Esas formas fragmentarias

Los textos incluidos en este libro –“París, capital del siglo XIX”, “El París del Segundo Imperio en Baudelaire”, “Sobre algunos temas en Baudelaire” y “Zentralpark”– son inseparables de la larguísima sección dedicada a Baudelaire en el Libro de los Pasajes de Benjamin. No pocas anotaciones se superponen, pero más que estorbar el efecto que producen es el del truco de magia de un escritorio animado, cuyos cajones se abren y cierran solos y cambian un mismo papel de lugar. Como el Libro de los Pasajes, “Zentralpark” sugiere la idea de que un lector sólo puede percibir en forma fragmentaria; de que un lector sólo puede escribir fragmentos. Y en un trabajo atomizado e inconcluso, el que traza las elipsis entre un punto y otro es precisamente el lector, que trabaja turno completo.

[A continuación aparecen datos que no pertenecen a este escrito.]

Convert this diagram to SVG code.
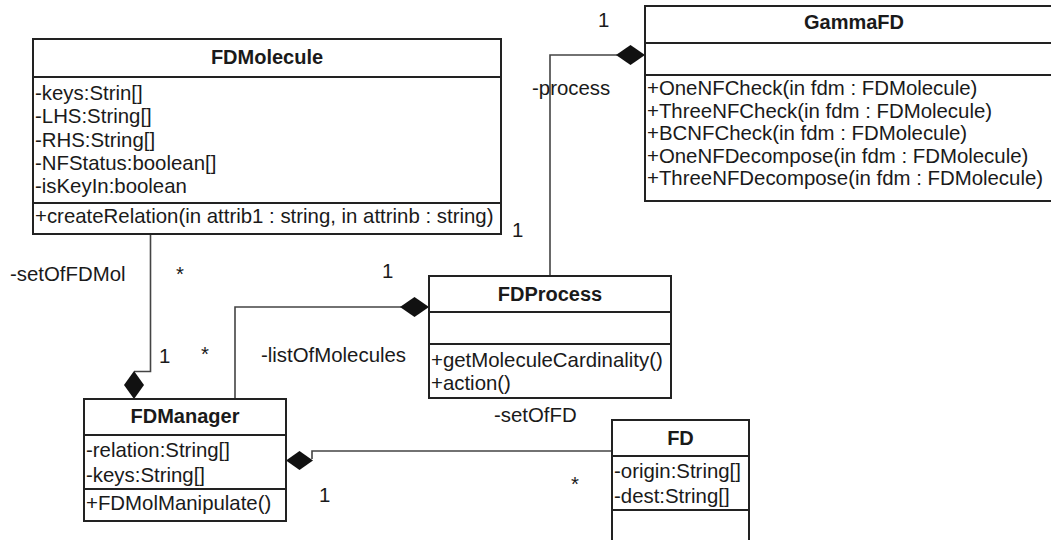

Los textos abundan en esas observaciones únicas de Benjamin, que son su marca registrada: “El arte del clown florecía al mismo tiempo que el desempleo.” Una clase de observación que señaló y acaso aprendió de un poeta de metronomía privilegiada: “Baudelaire sabía apreciar estos detalles: ‘¿Y por qué los pobres no se ponen guantes para mendigar? Harían fortunas.’” En el fondo, Benjamin se está preguntando una y otra vez cómo hizo Baudelaire la obra que hizo, contra todo pronóstico, si “los muros son el pupitre contra el que apoya su cuaderno de notas”. (Esa sería también una práctica suya, de Benjamin; nadie se detiene en esas cosas si no le sucedieron.) En parte, el misterio que rodea a muchos escritores del pasado remoto se debe, sencillamente, a que no hicieron declaraciones a la prensa. Es gracias a esto que el misterio se agrava, se perfecciona.